In conclusion, curcumin relieves histamine-dependent itching by blocking TRPV1 but not TRPA1. These findings suggest that curcumin might be a potentially safe therapeutic option for treatment of pruritus that is both widely available and derived from natural products.

CONFLICTS OF INTEREST: The authors declare no conflicts of interest.
This work was supported by the research fund of Hanyang University (HY-2013-N).
Fig. 1.

Inhibitory effect of curcumin on histamine-induced itching.

(A, B) After application of topical curcumin cream, there was a statistically significant decrease in the 0.1 wt.%, 1 wt.%, and 3 wt.% curcumin treatment groups and the IC50 of curcumin was 0.33 wt.%. (C) The effect of systemically administered curcumin or locally applied capsaicin on histamine-induced itching. Intraperitoneal injection of curcumin (50 mg/kg) and local treatment with 0.05 wt.% capsaicin cream decreased histamine-induced itching. Each bar graph shows a comparison of the total number of scratches in each group for a period of 30 min after administration of histamine versus the total number of scratches in the control group. (D) Rota-rod with motor function test after intraperitoneal injection of curcumin. The fall latency of curcumin-treated mice was similar to that of control mice. Results are presented as means±SEM and asterisks indicate p<0.05.


Fig. 2.

The effect of curcumin on histamine-induced firing rates in peripheral nerves.
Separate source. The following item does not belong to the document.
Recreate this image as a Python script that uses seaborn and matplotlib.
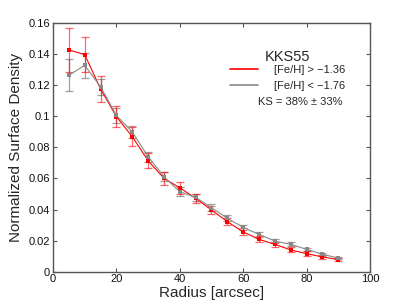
import matplotlib
matplotlib.use("Agg")
import matplotlib.pyplot as plt
from matplotlib.lines import Line2D
from matplotlib.ticker import FuncFormatter
import seaborn as sns
import numpy as np
import pandas as pd

# Radius bins [arcsec]
radius = [5, 10, 15, 20, 25, 30, 35, 40, 45, 50, 55, 60, 65, 70, 75, 80, 85, 90]

# metal-rich population
rich = [0.1427, 0.1397, 0.1176, 0.0998, 0.0869, 0.0714, 0.0601, 0.0540, 0.0472, 0.0397,
        0.0322, 0.0256, 0.0208, 0.0176, 0.0140, 0.0116, 0.0095, 0.0078]
rich_err = [0.0140, 0.0115, 0.0086, 0.0068, 0.0060, 0.0047, 0.0040, 0.0037, 0.0030, 0.0027,
            0.0024, 0.0023, 0.0020, 0.0018, 0.0016, 0.0014, 0.0012, 0.0011]

# metal-poor population
poor = [0.1264, 0.1328, 0.1190, 0.1005, 0.0900, 0.0740, 0.0611, 0.0515, 0.0478, 0.0412,
        0.0344, 0.0285, 0.0240, 0.0197, 0.0176, 0.0144, 0.0112, 0.0088]
poor_err = [0.0102, 0.0080, 0.0050, 0.0050, 0.0040, 0.0032, 0.0030, 0.0028, 0.0025, 0.0022,
            0.0020, 0.0017, 0.0015, 0.0014, 0.0012, 0.0011, 0.0010, 0.0009]

labels = ["[Fe/H] > \u22121.36", "[Fe/H] < \u22121.76"]
title = "KKS55"
ks_text = "KS = 38% \u00b1 33%"

sns.set_style("ticks")
plt.rcParams['font.family'] = ['Liberation Sans', 'DejaVu Sans']

df = pd.DataFrame({
    "r": radius * 2,
    "dens": rich + poor,
    "pop": [labels[0]] * len(radius) + [labels[1]] * len(radius),
})

fig = plt.figure(figsize=(4.09, 3.07), dpi=100, facecolor="white")
ax = fig.add_axes([0.1296, 0.115, 0.775, 0.81])
ax.set_facecolor("white")

red = "#ff0000"
gray = "#888888"

ax.errorbar(radius, poor, yerr=poor_err, fmt="none", ecolor=gray, elinewidth=0.9,
            capsize=3, capthick=0.9, alpha=0.8, zorder=2)
ax.errorbar(radius, rich, yerr=rich_err, fmt="none", ecolor=red, elinewidth=0.9,
            capsize=3, capthick=0.9, alpha=0.6, zorder=3)

sns.lineplot(data=df, x="r", y="dens", hue="pop", palette=[red, gray], hue_order=labels,
             marker="s", markersize=2.5, markeredgewidth=0, linewidth=0.8, ax=ax,
             legend=False, zorder=4)

ax.set_xlim(0, 100)
ax.set_ylim(0, 0.16)
ax.set_xticks([0, 20, 40, 60, 80, 100])
ax.set_yticks(np.arange(0, 0.161, 0.02))
ax.yaxis.set_major_formatter(FuncFormatter(lambda v, p: "%g" % round(v, 2)))
ax.tick_params(direction="in", length=3, width=0.8, labelsize=8, colors="#555555",
               labelcolor="#111111", top=True, right=True, pad=2)
for s in ax.spines.values():
    s.set_color("#555555")
    s.set_linewidth(1.0)

ax.set_xlabel("Radius [arcsec]", fontsize=11, labelpad=1)
ax.set_ylabel("Normalized Surface Density", fontsize=11, labelpad=4)

handles = [Line2D([0], [0], color=red, lw=1.2), Line2D([0], [0], color=gray, lw=1.2)]
leg = ax.legend(handles, labels, title=title, loc="upper left",
                bbox_to_anchor=(0.558, 0.893), frameon=False, fontsize=8,
                borderpad=0, borderaxespad=0,
                handlelength=2.5, handletextpad=1.5, labelspacing=0.55)
leg.get_title().set_fontsize(10.5)
leg._legend_box.sep = 1
ax.text(0.779, 0.682, ks_text, transform=ax.transAxes, ha="center", va="center", fontsize=8)

fig.savefig("out.png", dpi=100, facecolor="white")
The effect of curcumin was assessed using ex-vivo recordings. Application of histamine (200 μM) evoked discharges of single saphenous nerve fibers, which were inhibited by curcumin (2 μM). Black line indicates histamine treatment, gray line indicates curcumin treatment. In the right panel, each symbol represents the firing rate (number of action potentials/min), while horizontal lines indicate means±SEM. Asterisks indicates a significant difference at p<0.05 (paired t-test).


Fig. 3.

Role of curcumin as a blocker for TRPV1.

(A) Under voltage clamp conditions at −60 mV, the inward current induced by histamine (200 μM) in DRG neurons was blocked by curcumin (2 μM). Black circle indicates histamine treatment, open circle indicates capsaicin treatment, gray line indicates curcumin treatment, and black dashed line indicates capsazepine (10 μM) treatment. The first histamine current was compared to the second histamine current or the histamine current after curcumin treatment. (B) The IC50 of curcumin was 523 nM based on the dose-response curve. (C) Curcumin pre-treatment (5 μM, 200 s) inhibited capsaicin-induced currents, which recovered to control value after washout of curcumin. Asterisks indicates a significant difference at p<0.05 (paired t-test).


Fig. 4.

A comparison of the relationship between TRPV1 and TRPA1 in the blocking action of curcumin on an itch.

The total number of scratches were observed for 30 min after intradermal injection of histamine, compound 48/80, and chloroquine into WT, KO mice, and KO mice treated with 3 wt.% curcumin. A bar graph shows the total number of scratches as a mean±SEM. Asterisks indicate p<0.05.